* start *
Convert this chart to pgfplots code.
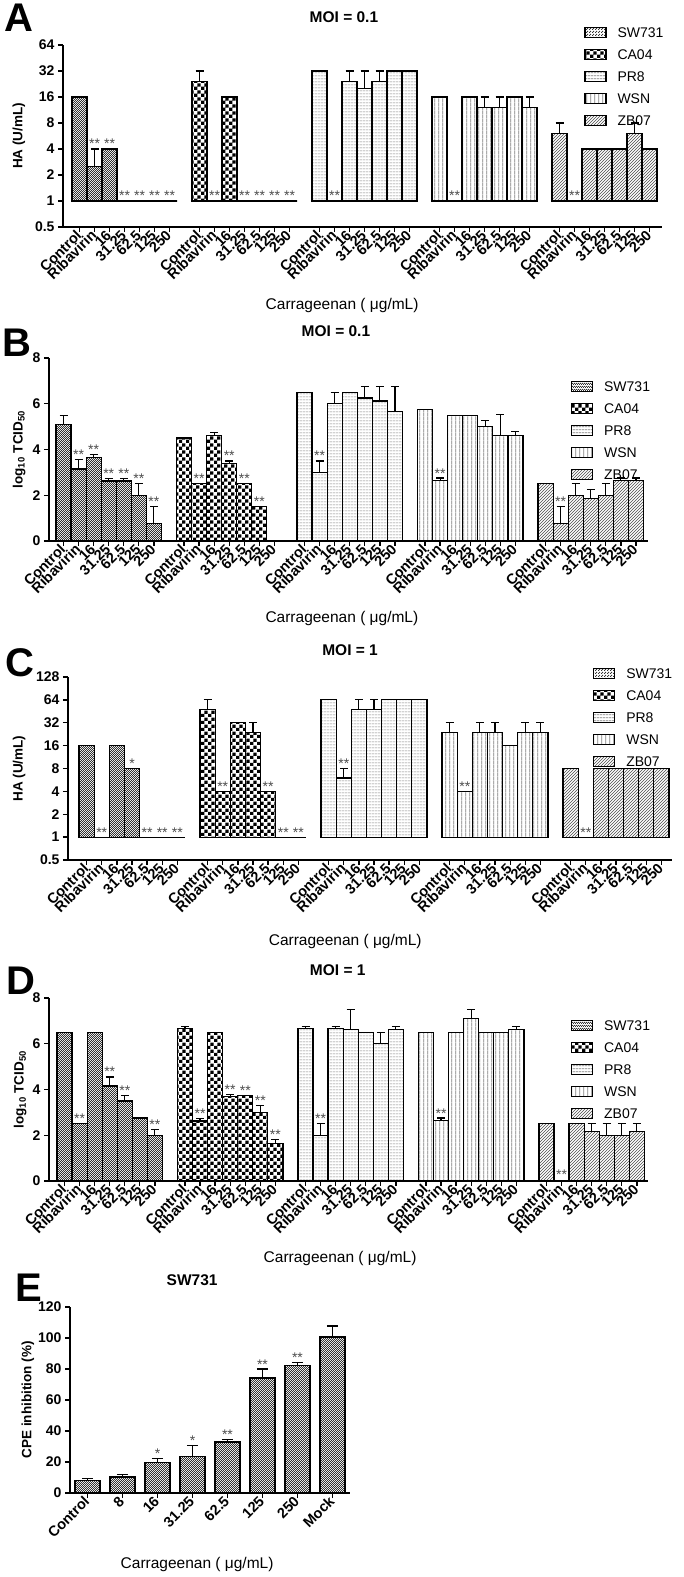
\documentclass[border=0pt]{standalone}
\usepackage{pgfplots}
\pgfplotsset{compat=1.18}
\usetikzlibrary{patterns}
\usepackage{fontspec}
\setmainfont{Liberation Sans}

\pgfdeclarepatternformonly{smallcheck}{\pgfqpoint{0pt}{0pt}}{\pgfqpoint{2.4pt}{2.4pt}}{\pgfqpoint{2.4pt}{2.4pt}}{%
  \pgfpathrectangle{\pgfqpoint{0pt}{0pt}}{\pgfqpoint{1.2pt}{1.2pt}}%
  \pgfpathrectangle{\pgfqpoint{1.2pt}{1.2pt}}{\pgfqpoint{1.2pt}{1.2pt}}%
  \pgfusepath{fill}}
\pgfdeclarepatternformonly{bigcheck}{\pgfqpoint{0pt}{0pt}}{\pgfqpoint{7.2pt}{7.2pt}}{\pgfqpoint{7.2pt}{7.2pt}}{%
  \pgfpathrectangle{\pgfqpoint{0pt}{0pt}}{\pgfqpoint{3.6pt}{3.6pt}}%
  \pgfpathrectangle{\pgfqpoint{3.6pt}{3.6pt}}{\pgfqpoint{3.6pt}{3.6pt}}%
  \pgfusepath{fill}}
\pgfdeclarepatternformonly{hlines}{\pgfqpoint{0pt}{0pt}}{\pgfqpoint{3pt}{3pt}}{\pgfqpoint{3pt}{3pt}}{%
  \pgfsetlinewidth{0.85pt}%
  \pgfpathmoveto{\pgfqpoint{0pt}{1.5pt}}\pgfpathlineto{\pgfqpoint{3pt}{1.5pt}}\pgfusepath{stroke}}
\pgfdeclarepatternformonly{vlines}{\pgfqpoint{0pt}{0pt}}{\pgfqpoint{3.8pt}{3.8pt}}{\pgfqpoint{3.8pt}{3.8pt}}{%
  \pgfsetlinewidth{0.85pt}%
  \pgfpathmoveto{\pgfqpoint{1.9pt}{0pt}}\pgfpathlineto{\pgfqpoint{1.9pt}{3.8pt}}\pgfusepath{stroke}}

\pgfplotsset{
  every axis title shift=0pt,
  panel/.style={
    scale only axis, clip=false,
    axis x line*=bottom, axis y line*=left,
    axis line style={line width=1.3pt, black},
    major tick style={line width=1.3pt, black},
    tick align=outside, major tick length=5pt,
    xticklabel style={rotate=45, anchor=east, inner sep=1pt, font=\bfseries\fontsize{14.5}{14.5}\selectfont},
    yticklabel style={font=\bfseries\fontsize{14}{14}\selectfont},
    ylabel style={font=\bfseries\fontsize{13.5}{13.5}\selectfont, anchor=center},
    xlabel style={font=\fontsize{15.5}{16}\selectfont, anchor=center},
    title style={font=\bfseries\fontsize{15.5}{16}\selectfont, anchor=center},
    legend cell align=left,
    legend style={draw=none, fill=none, anchor=north west, inner sep=0pt, row sep=10.75pt,
      font=\fontsize{14}{14}\selectfont,
      nodes={inner sep=0pt, text height=10pt, text depth=0pt},
      /tikz/every odd column/.append style={column sep=11pt}},
  },
  grpx/.style={
    xtick={0,1,2,3,4,5,6,8,9,10,11,12,13,14,16,17,18,19,20,21,22,24,25,26,27,28,29,30,32,33,34,35,36,37,38},
    xticklabels={Control,Ribavirin,16,31.25,62.5,125,250,Control,Ribavirin,16,31.25,62.5,125,250,Control,Ribavirin,16,31.25,62.5,125,250,Control,Ribavirin,16,31.25,62.5,125,250,Control,Ribavirin,16,31.25,62.5,125,250},
  },
  mybar/.style={ybar, bar width=1, bar shift=0pt, draw=black, line width=1.2pt,
    error bars/y dir=plus, error bars/y explicit,
    error bars/error mark=-,
    error bars/error bar style={line width=1.2pt, solid, black},
    error bars/error mark options={black, rotate=90, mark size=4pt, line width=1.2pt},
    legend image code/.code={\draw[##1, line width=1.2pt] (0pt,-5pt) rectangle (21pt,5pt);}},
  sw/.style={pattern=smallcheck, pattern color=black!80},
  ca/.style={pattern=bigcheck, pattern color=black},
  pr/.style={pattern=hlines, pattern color=black!50},
  ws/.style={pattern=vlines, pattern color=black!50},
  zb/.style={pattern=north east lines, pattern color=black!70},
  stars/.style={forget plot, draw=none, mark=none, nodes near coords, point meta=explicit symbolic,
    every node near coord/.append style={anchor=base, inner sep=0pt, font=\fontsize{14}{14}\selectfont, text=black!70}},
}

\begin{document}
\begin{tikzpicture}
\path[use as bounding box] (0pt,0pt) rectangle (683pt,1577pt);

% ---------------- Panel A ----------------
\node[font=\bfseries\fontsize{40}{40}\selectfont] at (19pt,1559pt) {A};
\begin{axis}[panel, grpx, at={(63pt,1350pt)}, anchor=south west, width=599pt, height=182pt,
  xmin=-1.1, xmax=38.83, ymode=log, log basis y=2, ymin=0.5, ymax=64,
  ytick={0.5,1,2,4,8,16,32,64}, yticklabels={0.5,1,2,4,8,16,32,64},
  ylabel={HA (U/mL)}, ylabel style={at={(axis description cs:-0.0735,0.5)}},
  xlabel={Carrageenan ( μg/mL)}, xlabel style={at={(axis description cs:0.466,-0.434)}},
  title={MOI = 0.1}, title style={at={(axis description cs:0.469,1.154)}},
  legend style={at={(0.870,1.099)}}]
\addplot[mybar, sw] table[row sep=\\, x=x, y=y, y error=e]{x y e\\0 16 0\\1 2.5 1.5\\2 4 0\\3 1 0\\4 1 0\\5 1 0\\6 1 0\\};
\addplot[mybar, ca] table[row sep=\\, x=x, y=y, y error=e]{x y e\\8 24 8\\9 1 0\\10 16 0\\11 1 0\\12 1 0\\13 1 0\\14 1 0\\};
\addplot[mybar, pr] table[row sep=\\, x=x, y=y, y error=e]{x y e\\16 32 0\\17 1 0\\18 24 8\\19 20 12\\20 24 8\\21 32 0\\22 32 0\\};
\addplot[mybar, ws] table[row sep=\\, x=x, y=y, y error=e]{x y e\\24 16 0\\25 1 0\\26 16 0\\27 12 4\\28 12 4\\29 16 0\\30 12 4\\};
\addplot[mybar, zb] table[row sep=\\, x=x, y=y, y error=e]{x y e\\32 6 2\\33 1 0\\34 4 0\\35 4 0\\36 4 0\\37 6 2\\38 4 0\\};
\addplot[stars] coordinates {(1,4) [**] (2,4) [**] (3,1) [**] (4,1) [**] (5,1) [**] (6,1) [**] (9,1) [**] (11,1) [**] (12,1) [**] (13,1) [**] (14,1) [**] (17,1) [**] (25,1) [**] (33,1) [**]};
\legend{SW731,CA04,PR8,WSN,ZB07}
\end{axis}

% ---------------- Panel B ----------------
\node[font=\bfseries\fontsize{40}{40}\selectfont] at (17pt,1234pt) {B};
\begin{axis}[panel, grpx, at={(49pt,1036pt)}, anchor=south west, width=599pt, height=183pt,
  xmin=-0.963, xmax=38.8, ymin=0, ymax=8,
  ytick={0,2,4,6,8}, yticklabels={0,2,4,6,8},
  ylabel={log\textsubscript{10} TCID\textsubscript{50}}, ylabel style={at={(axis description cs:-0.050,0.5)}},
  xlabel={Carrageenan ( μg/mL)}, xlabel style={at={(axis description cs:0.489,-0.426)}},
  title={MOI = 0.1}, title style={at={(axis description cs:0.479,1.148)}},
  legend style={at={(0.871,0.874)}}]
\addplot[mybar, sw] table[row sep=\\, x=x, y=y, y error=e]{x y e\\0 5.1 0.4\\1 3.15 0.4\\2 3.65 0.12\\3 2.62 0.12\\4 2.62 0.12\\5 2.0 0.5\\6 0.75 0.75\\};
\addplot[mybar, ca] table[row sep=\\, x=x, y=y, y error=e]{x y e\\8 4.5 0\\9 2.5 0\\10 4.62 0.13\\11 3.4 0.1\\12 2.5 0\\13 1.5 0\\};
\addplot[mybar, pr] table[row sep=\\, x=x, y=y, y error=e]{x y e\\16 6.5 0\\17 3.0 0.5\\18 6.0 0.5\\19 6.5 0\\20 6.25 0.5\\21 6.12 0.65\\22 5.65 1.1\\};
\addplot[mybar, ws] table[row sep=\\, x=x, y=y, y error=e]{x y e\\24 5.75 0\\25 2.63 0.12\\26 5.5 0\\27 5.5 0\\28 5.0 0.28\\29 4.62 0.9\\30 4.62 0.15\\};
\addplot[mybar, zb] table[row sep=\\, x=x, y=y, y error=e]{x y e\\32 2.5 0\\33 0.75 0.75\\34 2.0 0.5\\35 1.86 0.4\\36 2.0 0.5\\37 2.65 0.1\\38 2.65 0.1\\};
\addplot[stars] coordinates {(1,3.55) [**] (2,3.77) [**] (3,2.74) [**] (4,2.74) [**] (5,2.5) [**] (6,1.5) [**] (9,2.5) [**] (11,3.5) [**] (12,2.5) [**] (13,1.5) [**] (17,3.5) [**] (25,2.75) [**] (33,1.5) [**]};
\legend{SW731,CA04,PR8,WSN,ZB07}
\end{axis}

% ---------------- Panel C ----------------
\node[font=\bfseries\fontsize{40}{40}\selectfont] at (20pt,914pt) {C};
\begin{axis}[panel, grpx, at={(68pt,717pt)}, anchor=south west, width=604pt, height=183pt,
  xmin=-1.23, xmax=38.7, ymode=log, log basis y=2, ymin=0.5, ymax=128,
  ytick={0.5,1,2,4,8,16,32,64,128}, yticklabels={0.5,1,2,4,8,16,32,64,128},
  ylabel={HA (U/mL)}, ylabel style={at={(axis description cs:-0.081,0.5)}},
  xlabel={Carrageenan ( μg/mL)}, xlabel style={at={(axis description cs:0.459,-0.448)}},
  title={MOI = 1}, title style={at={(axis description cs:0.467,1.148)}},
  legend style={at={(0.869,1.049)}}]
\addplot[mybar, sw] table[row sep=\\, x=x, y=y, y error=e]{x y e\\0 16 0\\1 1 0\\2 16 0\\3 8 0\\4 1 0\\5 1 0\\6 1 0\\};
\addplot[mybar, ca] table[row sep=\\, x=x, y=y, y error=e]{x y e\\8 48 16\\9 4 0\\10 32 0\\11 24 8\\12 4 0\\13 1 0\\14 1 0\\};
\addplot[mybar, pr] table[row sep=\\, x=x, y=y, y error=e]{x y e\\16 64 0\\17 6 2\\18 48 16\\19 48 16\\20 64 0\\21 64 0\\22 64 0\\};
\addplot[mybar, ws] table[row sep=\\, x=x, y=y, y error=e]{x y e\\24 24 8\\25 4 0\\26 24 8\\27 24 8\\28 16 0\\29 24 8\\30 24 8\\};
\addplot[mybar, zb] table[row sep=\\, x=x, y=y, y error=e]{x y e\\32 8 0\\33 1 0\\34 8 0\\35 8 0\\36 8 0\\37 8 0\\38 8 0\\};
\addplot[stars] coordinates {(1,1) [**] (3,8) [*] (4,1) [**] (5,1) [**] (6,1) [**] (9,4) [**] (12,4) [**] (13,1) [**] (14,1) [**] (17,8) [**] (25,4) [**] (33,1) [**]};
\legend{SW731,CA04,PR8,WSN,ZB07}
\end{axis}

% ---------------- Panel D ----------------
\node[font=\bfseries\fontsize{40}{40}\selectfont] at (21pt,596pt) {D};
\begin{axis}[panel, grpx, at={(49pt,396pt)}, anchor=south west, width=599pt, height=183pt,
  xmin=-1.03, xmax=38.74, ymin=0, ymax=8,
  ytick={0,2,4,6,8}, yticklabels={0,2,4,6,8},
  ylabel={log\textsubscript{10} TCID\textsubscript{50}}, ylabel style={at={(axis description cs:-0.048,0.5)}},
  xlabel={Carrageenan ( μg/mL)}, xlabel style={at={(axis description cs:0.486,-0.421)}},
  title={MOI = 1}, title style={at={(axis description cs:0.482,1.153)}},
  legend style={at={(0.871,0.880)}}]
\addplot[mybar, sw] table[row sep=\\, x=x, y=y, y error=e]{x y e\\0 6.5 0\\1 2.5 0\\2 6.5 0\\3 4.15 0.4\\4 3.5 0.25\\5 2.75 0\\6 2.0 0.25\\};
\addplot[mybar, ca] table[row sep=\\, x=x, y=y, y error=e]{x y e\\8 6.65 0.1\\9 2.62 0.12\\10 6.5 0\\11 3.68 0.1\\12 3.75 0\\13 3.0 0.3\\14 1.65 0.15\\};
\addplot[mybar, pr] table[row sep=\\, x=x, y=y, y error=e]{x y e\\16 6.65 0.1\\17 2.0 0.5\\18 6.65 0.1\\19 6.63 0.87\\20 6.5 0\\21 6.0 0.5\\22 6.63 0.12\\};
\addplot[mybar, ws] table[row sep=\\, x=x, y=y, y error=e]{x y e\\24 6.5 0\\25 2.63 0.12\\26 6.5 0\\27 7.1 0.4\\28 6.5 0\\29 6.5 0\\30 6.63 0.12\\};
\addplot[mybar, zb] table[row sep=\\, x=x, y=y, y error=e]{x y e\\32 2.5 0\\34 2.5 0\\35 2.15 0.35\\36 2.0 0.5\\37 2.0 0.5\\38 2.15 0.35\\};
\addplot[stars] coordinates {(1,2.5) [**] (3,4.55) [**] (4,3.75) [**] (6,2.25) [**] (9,2.74) [**] (11,3.78) [**] (12,3.75) [**] (13,3.3) [**] (14,1.8) [**] (17,2.5) [**] (25,2.75) [**] (33,0.05) [**]};
\legend{SW731,CA04,PR8,WSN,ZB07}
\end{axis}

% ---------------- Panel E ----------------
\node[font=\bfseries\fontsize{40}{40}\selectfont] at (29pt,289pt) {E};
\begin{axis}[panel, at={(70pt,84pt)}, anchor=south west, width=280pt, height=186pt,
  xmin=-0.5, xmax=7.5, ymin=0, ymax=120,
  xtick={0,1,2,3,4,5,6,7}, xticklabels={Control,8,16,31.25,62.5,125,250,Mock},
  ytick={0,20,40,60,80,100,120}, yticklabels={0,20,40,60,80,100,120},
  ylabel={CPE inhibition (\%)}, ylabel style={at={(axis description cs:-0.15,0.5)}},
  xlabel={Carrageenan ( μg/mL)}, xlabel style={at={(axis description cs:0.454,-0.387)}},
  title={SW731}, title style={at={(axis description cs:0.436,1.145)}}]
\addplot[mybar, sw, bar width=0.714, error bars/error mark options={black, rotate=90, mark size=5.5pt, line width=1.2pt}] table[row sep=\\, x=x, y=y, y error=e]{x y e\\0 8.2 1.0\\1 10.3 1.7\\2 19.6 2.6\\3 23.7 6.8\\4 32.9 1.5\\5 74.2 5.8\\6 82.4 1.9\\7 100.6 7.1\\};
\addplot[stars] coordinates {(2,22.2) [*] (3,30.5) [*] (4,34.4) [**] (5,80) [**] (6,84.3) [**]};
\end{axis}
\end{tikzpicture}
\end{document}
* end *
BRIEF:
Compute the number of lines above that contain the string "code". Reply with that value only.

FULL ANSWER:
2